I've tracked down the bug. The bug is in pandas
technically, not seaborn
as I originally thought, though it involves code from pandas
, seaborn
, and matplotlib
...
In pandas.tools.plotting.ScatterPlot._make_plot
the following code occurs to choose the colours to be used in the scatter plot
if c is None:
c_values = self.plt.rcParams['patch.facecolor']
elif c_is_column:
c_values = self.data[c].values
else:
c_values = c
In your case c
will be equal to None
, which is the default value, and so c_values
will be given by plt.rcParams['patch.facecolor']
.
Now, as part of setting itself up, seaborn modifies plt.rcParams['patch.facecolor']
to (0.5725490196078431, 0.7764705882352941, 1.0)
which is an RGB tuple. If seaborn
is not used then the value is the matplotlib default which is 'b'
(a string indicating the colour "blue").
c_values
is then used later on to actually plot the graph within ax.scatter
scatter = ax.scatter(data[x].values, data[y].values, c=c_values,
label=label, cmap=cmap, **self.kwds)
The issue arises because the keyword argument c
can accept multiple different types of argument, it can accept:-
- a string (such as
'b'
in the original matplotlib case);
- a sequence of color specifications (say a sequence of RGB values);
- a sequence of values to map onto the current colormap.

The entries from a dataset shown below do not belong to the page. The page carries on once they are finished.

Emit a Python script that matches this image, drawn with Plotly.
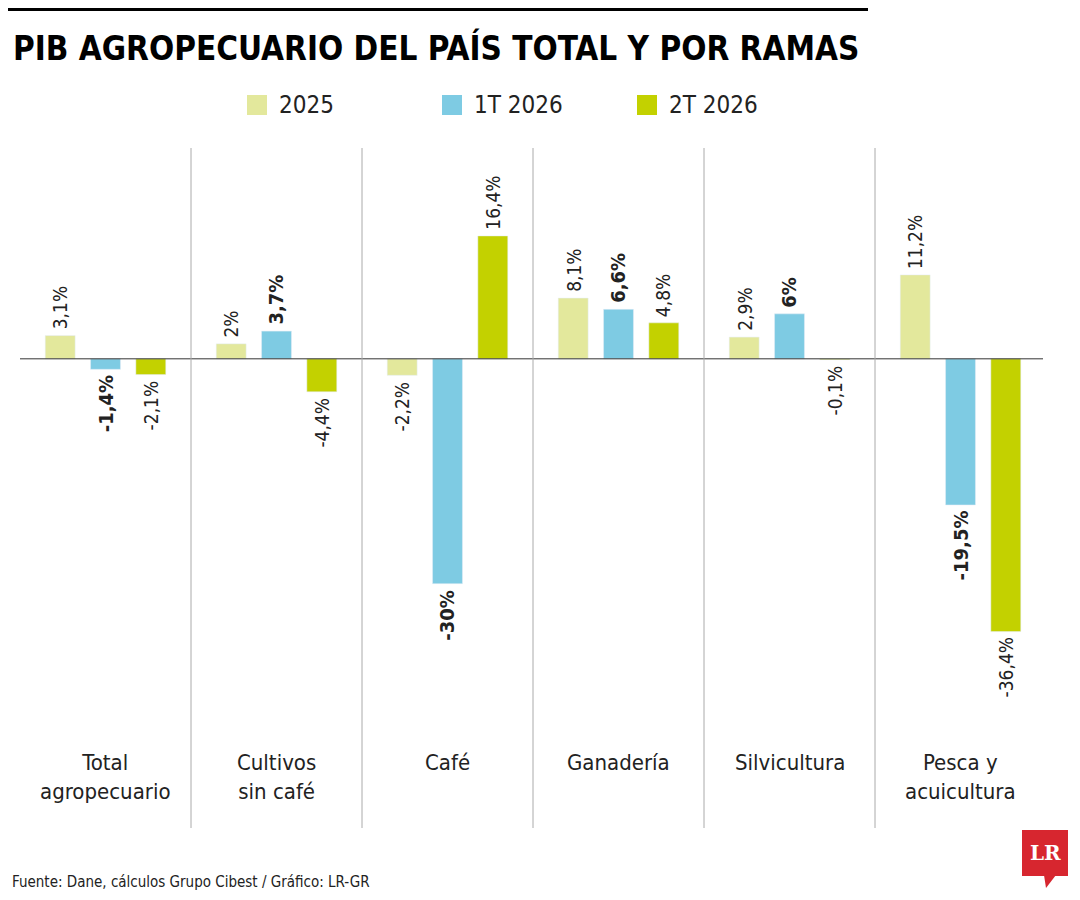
import plotly.graph_objects as go

categories = ["Total<br>agropecuario", "Cultivos<br>sin café", "Café", "Ganadería", "Silvicultura", "Pesca y<br>acuicultura"]
series_names = ["2025", "1T 2026", "2T 2026"]
v2025 = [3.1, 2.0, -2.2, 8.1, 2.9, 11.2]
v1t = [-1.4, 3.7, -30.0, 6.6, 6.0, -19.5]
v2t = [-2.1, -4.4, 16.4, 4.8, -0.1, -36.4]
colors = ["#e3e89c", "#7ecbe3", "#c3d100"]
FONT = "DejaVu Sans Condensed, Liberation Sans, sans-serif"

W, H = 1080, 900
OX, OY = 8, 8  # page margin of the browser


def px(x):
    return (x - OX) / W


def py(y):
    return 1 - (y - OY) / H


fig = go.Figure()
offsets = [-0.265, 0.0, 0.265]
for vals, name, col, off in zip([v2025, v1t, v2t], series_names, colors, offsets):
    fig.add_bar(x=[i + off for i in range(6)], y=vals, width=0.175, marker_color=col,
                name=name, showlegend=False)


def fmt(v):
    return ("%g" % v).replace(".", ",") + "%"


for k, (vals, off) in enumerate(zip([v2025, v1t, v2t], offsets)):
    for i, v in enumerate(vals):
        txt = fmt(v)
        if k == 1:
            txt = "<b>" + txt + "</b>"
        fig.add_annotation(x=i + off, y=v, text=txt, textangle=-90, showarrow=False,
                           xanchor="center", yanchor="bottom" if v >= 0 else "top",
                           yshift=4 if v >= 0 else -4,
                           font=dict(family=FONT, size=20 if k == 1 else 19, color="#222"))

fig.add_shape(type="line", xref="paper", yref="y", x0=px(20), x1=px(1043), y0=0, y1=0,
              line=dict(color="#333", width=1))
for i in range(5):
    fig.add_shape(type="line", xref="x", yref="paper", x0=i + 0.5, x1=i + 0.5,
                  y0=py(828), y1=py(148), line=dict(color="#aaa", width=1))
for i, c in enumerate(categories):
    fig.add_annotation(x=i, y=py(748), yref="paper", text=c, showarrow=False,
                       yanchor="top", font=dict(family=FONT, size=22, color="#222"))

fig.add_shape(type="rect", xref="paper", yref="paper", x0=0, x1=px(868),
              y0=py(11), y1=py(3), fillcolor="black", line_width=0)
fig.add_annotation(x=px(11), y=py(48), xref="paper", yref="paper", xanchor="left",
                   yanchor="middle", showarrow=False,
                   text="<b>PIB AGROPECUARIO DEL PAÍS TOTAL Y POR RAMAS</b>",
                   font=dict(family=FONT, size=33, color="black"))
for name, col, lx in zip(series_names, colors, [247, 442, 637]):
    fig.add_shape(type="rect", xref="paper", yref="paper", x0=px(lx), x1=px(lx + 20),
                  y0=py(115), y1=py(95), fillcolor=col, line_width=0)
    fig.add_annotation(x=px(lx + 30), y=py(105), xref="paper", yref="paper",
                       xanchor="left", yanchor="middle", showarrow=False, text=name,
                       font=dict(family=FONT, size=24, color="#222"))
fig.add_annotation(x=px(10), y=py(882), xref="paper", yref="paper", xanchor="left",
                   yanchor="middle", showarrow=False,
                   text="Fuente: Dane, cálculos Grupo Cibest / Gráfico: LR-GR",
                   font=dict(family=FONT, size=15, color="#222"))
fig.add_shape(type="rect", xref="paper", yref="paper", x0=px(1022), x1=px(1068),
              y0=py(876), y1=py(830), fillcolor="#d7262f", line_width=0, layer="below")
fig.add_shape(type="path", xref="paper", yref="paper",
              path="M %f %f L %f %f L %f %f Z" % (px(1044), py(875), px(1056), py(875),
                                                  px(1046), py(888)),
              fillcolor="#d7262f", line_width=0, layer="below")
fig.add_annotation(x=px(1045), y=py(853), xref="paper", yref="paper", showarrow=False,
                   xanchor="center", yanchor="middle",
                   text="<b>LR</b>", font=dict(family="DejaVu Serif", size=20, color="white"))

fig.update_layout(width=W, height=H, margin=dict(l=0, r=0, t=0, b=0),
                  plot_bgcolor="rgba(0,0,0,0)", paper_bgcolor="white", barmode="overlay",
                  xaxis=dict(domain=[px(20), px(1046)], range=[-0.5, 5.5], visible=False),
                  yaxis=dict(domain=[py(771), py(134)], range=[-55, 30], visible=False))
fig.write_html("out.html")
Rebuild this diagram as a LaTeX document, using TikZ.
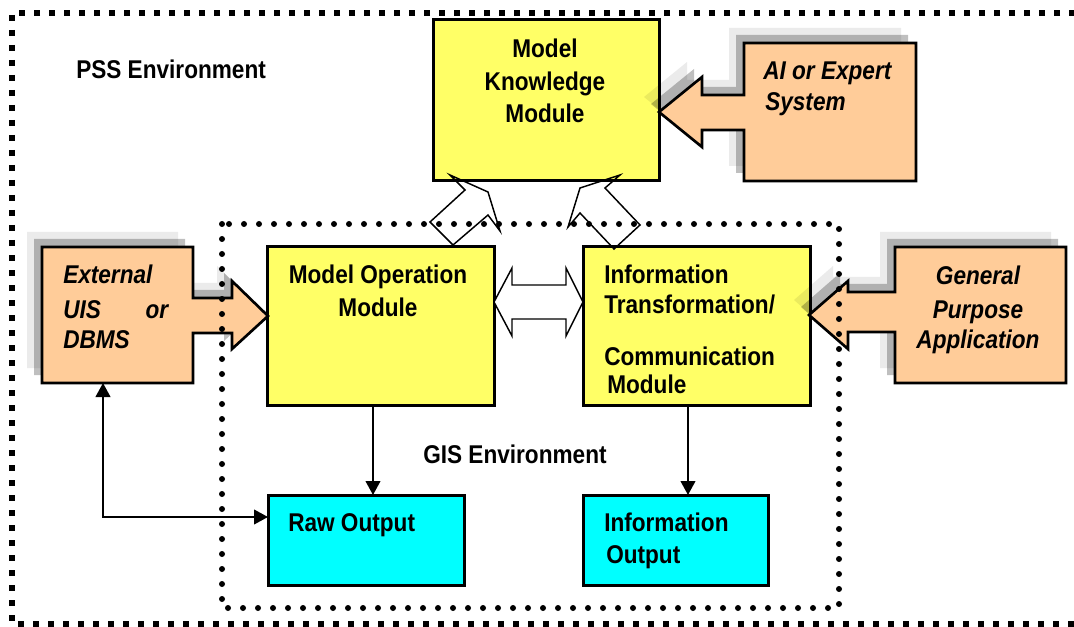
\documentclass[tikz,border=0pt]{standalone}
\usepackage{fontspec}
\newfontfamily\lab{Liberation Sans}[FakeStretch=0.88]
\usetikzlibrary{arrows.meta}
\definecolor{modyellow}{HTML}{FFFF66}
\definecolor{outcyan}{HTML}{00FFFF}
\definecolor{extorange}{HTML}{FFCC99}
\newcommand\labfont{\lab\bfseries\fontsize{19.26pt}{24pt}\selectfont}
\def\aishape{(744,43) -- (916,43) -- (916,181) -- (744,181) -- (744,130) -- (702,130) -- (702,147) -- (659,112) -- (702,77) -- (702,95) -- (744,95) -- cycle}
\def\extshape{(42,247) -- (193,247) -- (193,298) -- (232,298) -- (232,281) -- (268,316) -- (232,349) -- (232,333) -- (193,333) -- (193,383) -- (42,383) -- cycle}
\def\genshape{(895,247) -- (1066,247) -- (1066,383) -- (895,383) -- (895,332) -- (848,332) -- (848,349) -- (809,315) -- (848,281) -- (848,292) -- (895,292) -- cycle}
\begin{document}
\begin{tikzpicture}[x=0.75pt,y=-0.75pt,
  font=\labfont,
  modbox/.style={draw, line width=2.25pt, inner sep=0pt, outer sep=0pt},
  ymod/.style={modbox, fill=modyellow},
  cout/.style={modbox, fill=outcyan},
  anchorbox/.style={inner sep=0pt, outer sep=0pt},
  txt/.style={inner sep=0pt, anchor=base west},
  txtc/.style={inner sep=0pt, anchor=base},
  itxt/.style={font={\labfont\itshape}},
  conn/.style={line width=1.5pt, -{Triangle[length=10.5pt,width=11pt]}},
  dconn/.style={line width=1.5pt, {Triangle[length=10.5pt,width=11pt]}-{Triangle[length=10.5pt,width=11pt]}},
  blockarr/.style={draw, line width=1.1pt, line join=miter},
  callout/.style={draw, line width=2pt, fill=extorange, line join=miter},
  shdark/.style={fill=black, opacity=0.25},
  shlight/.style={fill=black, opacity=0.08},
  outerenv/.style={line width=4.3pt, dash pattern=on 4.5pt off 6.75pt},
  innerenv/.style={line width=4.5pt, line cap=round, dash pattern=on 0pt off 11.25pt}]
\useasboundingbox[fill=white] (0,0) rectangle (1074,627);

% module boxes
\node[ymod, minimum width=169.5pt, minimum height=120.75pt] (mkm) at (546,100.5) {};
\node[ymod, minimum width=170.25pt, minimum height=118.5pt] (mom) at (380.5,326) {};
\node[ymod, minimum width=170.25pt, minimum height=118.5pt] (itc) at (696.5,326) {};
\node[cout, minimum width=147pt, minimum height=67.5pt] (raw) at (366,540) {};
\node[cout, minimum width=138.75pt, minimum height=67.5pt] (info) at (675.5,540) {};

% external callouts (anchor nodes for the bodies)
\node[anchorbox, minimum width=129pt, minimum height=103.5pt] (ai) at (830,112) {};
\node[anchorbox, minimum width=113.25pt, minimum height=102pt] (ext) at (117.5,315) {};
\node[anchorbox, minimum width=128.25pt, minimum height=102pt] (gen) at (980.5,315) {};

\fill[shlight, shift={(-15,-15)}] \aishape;
\fill[shdark, shift={(-8,-8)}] \aishape;
\fill[shlight, shift={(-15,-15)}] \extshape;
\fill[shdark, shift={(-8,-8)}] \extshape;
\fill[shlight, shift={(-15,-15)}] \genshape;
\fill[shdark, shift={(-8,-8)}] \genshape;
\draw[callout] \aishape;
\draw[callout] \extshape;
\draw[callout] \genshape;

% block arrows
\draw[blockarr, fill=white] (494,302) -- (512,268) -- (512,285) -- (566,285) -- (566,268) -- (583,302) -- (566,336) -- (566,319) -- (512,319) -- (512,336) -- cycle;
\draw[blockarr] (450,175) -- (465,190) -- (430,222) -- (453,245) -- (488,215) -- (500,231) -- (488,192) -- cycle;
\draw[blockarr] (620,175) -- (605,188) -- (640,225) -- (614,249) -- (580,213) -- (568,227) -- (580,188) -- cycle;

% connectors
\draw[conn] ([xshift=-5.625pt]mom.south) -- ([xshift=-5.625pt]mom.south |- raw.north);
\draw[conn] ([xshift=-6.375pt]itc.south) -- ([xshift=-6.375pt]itc.south |- info.north);
\draw[dconn] ([xshift=-10.875pt]ext.south) |- ([yshift=17.25pt]raw.west);

% environments
\draw[outerenv] (1090,13) -- (12,13) -- (12,624) -- (1090,624);
\draw[innerenv] (222,224) rectangle (839,608);

% texts
\node[txt] (pss) at (76,79) {PSS Environment};
\node[txtc] (mkm1) at (545,58) {Model};
\node[txtc] (mkm2) at (545,91) {Knowledge};
\node[txtc] (mkm3) at (545,123) {Module};
\node[txt, itxt] (ai1) at (763,80) {AI or Expert};
\node[txt, itxt] (ai2) at (765,111) {System};
\node[txt, itxt] (ext1) at (63,283) {External};
\node[txt, itxt] (ext2) at (63,318) {\makebox[78.75pt][l]{UIS\hfill or}};
\node[txt, itxt] (ext3) at (63,348) {DBMS};
\node[txtc, itxt] (gen1) at (978,285) {General};
\node[txtc, itxt] (gen2) at (978,318) {Purpose};
\node[txtc, itxt] (gen3) at (978,348) {Application};
\node[txtc] (mom1) at (378,284) {Model Operation};
\node[txtc] (mom2) at (378,316) {Module};
\node[txt] (itc1) at (604,283) {Information};
\node[txt] (itc2) at (604,313) {Transformation/};
\node[txt] (itc3) at (604,365) {Communication};
\node[txt] (itc4) at (607,393) {Module};
\node[txt] (gis) at (423,463) {GIS Environment};
\node[txt] (rawt) at (288,531) {Raw Output};
\node[txt] (info1) at (604,531) {Information};
\node[txt] (info2) at (606,563) {Output};
\end{tikzpicture}
\end{document}
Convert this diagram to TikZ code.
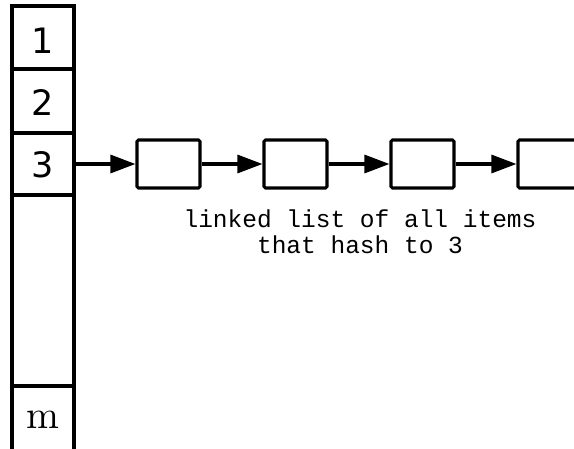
\documentclass[tikz,border=0pt]{standalone}
\usepackage{fontspec}
\usetikzlibrary{arrows.meta}
\newfontfamily\digitfont{DejaVu Sans}
\newfontfamily\monofont{Liberation Mono}
\newfontfamily\letterfont[Extension=.otf]{lmroman10-regular}
\tikzset{
  thickline/.style={line width=3.1pt},
  cell/.style={draw, thickline, rectangle, inner sep=0pt, minimum width=62pt},
  listbox/.style={draw, thickline, rectangle, rounded corners=1.5pt, inner sep=0pt,
                  minimum width=63pt, minimum height=48pt},
  link/.style={thickline, -{Triangle[length=25pt, width=18pt]}},
  num/.style={font=\digitfont\fontsize{35}{35}\selectfont, anchor=base},
  caption/.style={font=\monofont\fontsize{24.5}{26}\selectfont, align=center, anchor=base}
}
\begin{document}
\begin{tikzpicture}[x=1pt, y=-1pt]
  \useasboundingbox (0,0) rectangle (574,448);
  % hash table column
  \node[cell, minimum height=63pt] (c1) at (43,37.5) {};
  \node[cell, minimum height=64pt] (c2) at (43,101) {};
  \node[cell, minimum height=62pt] (c3) at (43,164) {};
  \node[cell, minimum height=191pt] (c4) at (43,290.5) {};
  \node[cell, minimum height=70pt] (c5) at (43,421) {};
  \node[num] (n1) at (43,53) {1};
  \node[num] (n2) at (43,115.5) {2};
  \node[num] (n3) at (43,177.5) {3};
  \node[font=\letterfont\fontsize{39.5}{39.5}\selectfont, anchor=base] (nm) at (43,428) {m};
  % linked list for bucket 3
  \node[listbox] (b1) at (168.5,164) {};
  \node[listbox] (b2) at (295.5,164) {};
  \node[listbox] (b3) at (422.5,164) {};
  \node[listbox] (b4) at (549.5,164) {};
  \draw[link] (c3.east) -- (b1.west);
  \draw[link] (b1.east) -- (b2.west);
  \draw[link] (b2.east) -- (b3.west);
  \draw[link] (b3.east) -- (b4.west);
  \node[caption] (cap) at (360,253) {linked list of all items\\that hash to 3};
\end{tikzpicture}
\end{document}
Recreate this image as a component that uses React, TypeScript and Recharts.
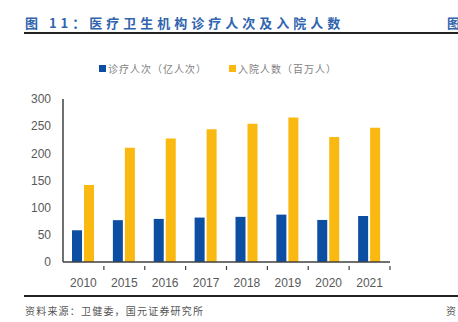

The matplotlib docs specifically state the following, highlighting mine
c can be a single color format string, or a sequence of color specifications of length N, or a sequence of N numbers to be mapped to colors using the cmap and norm specified via kwargs (see below). Note that c should not be a single numeric RGB or RGBA sequence because that is indistinguishable from an array of values to be colormapped. c can be a 2-D array in which the rows are RGB or RGBA, however.
What basically happens is that matplotlib takes the c_values
value (which is a tuple of three numbers) and then maps those colours onto the current colormap (which is set by pandas to be Greys
by default). As such, you get three scatter points with different "greyishness". When you have more than 3 scatter points, matplotlib assumes that it must be a RGB tuple because the length doesn't match the length of the data arrays (3 != 4) and so uses it as a constant RBG colour.
This has been written up as a bug report on the pandas Github here.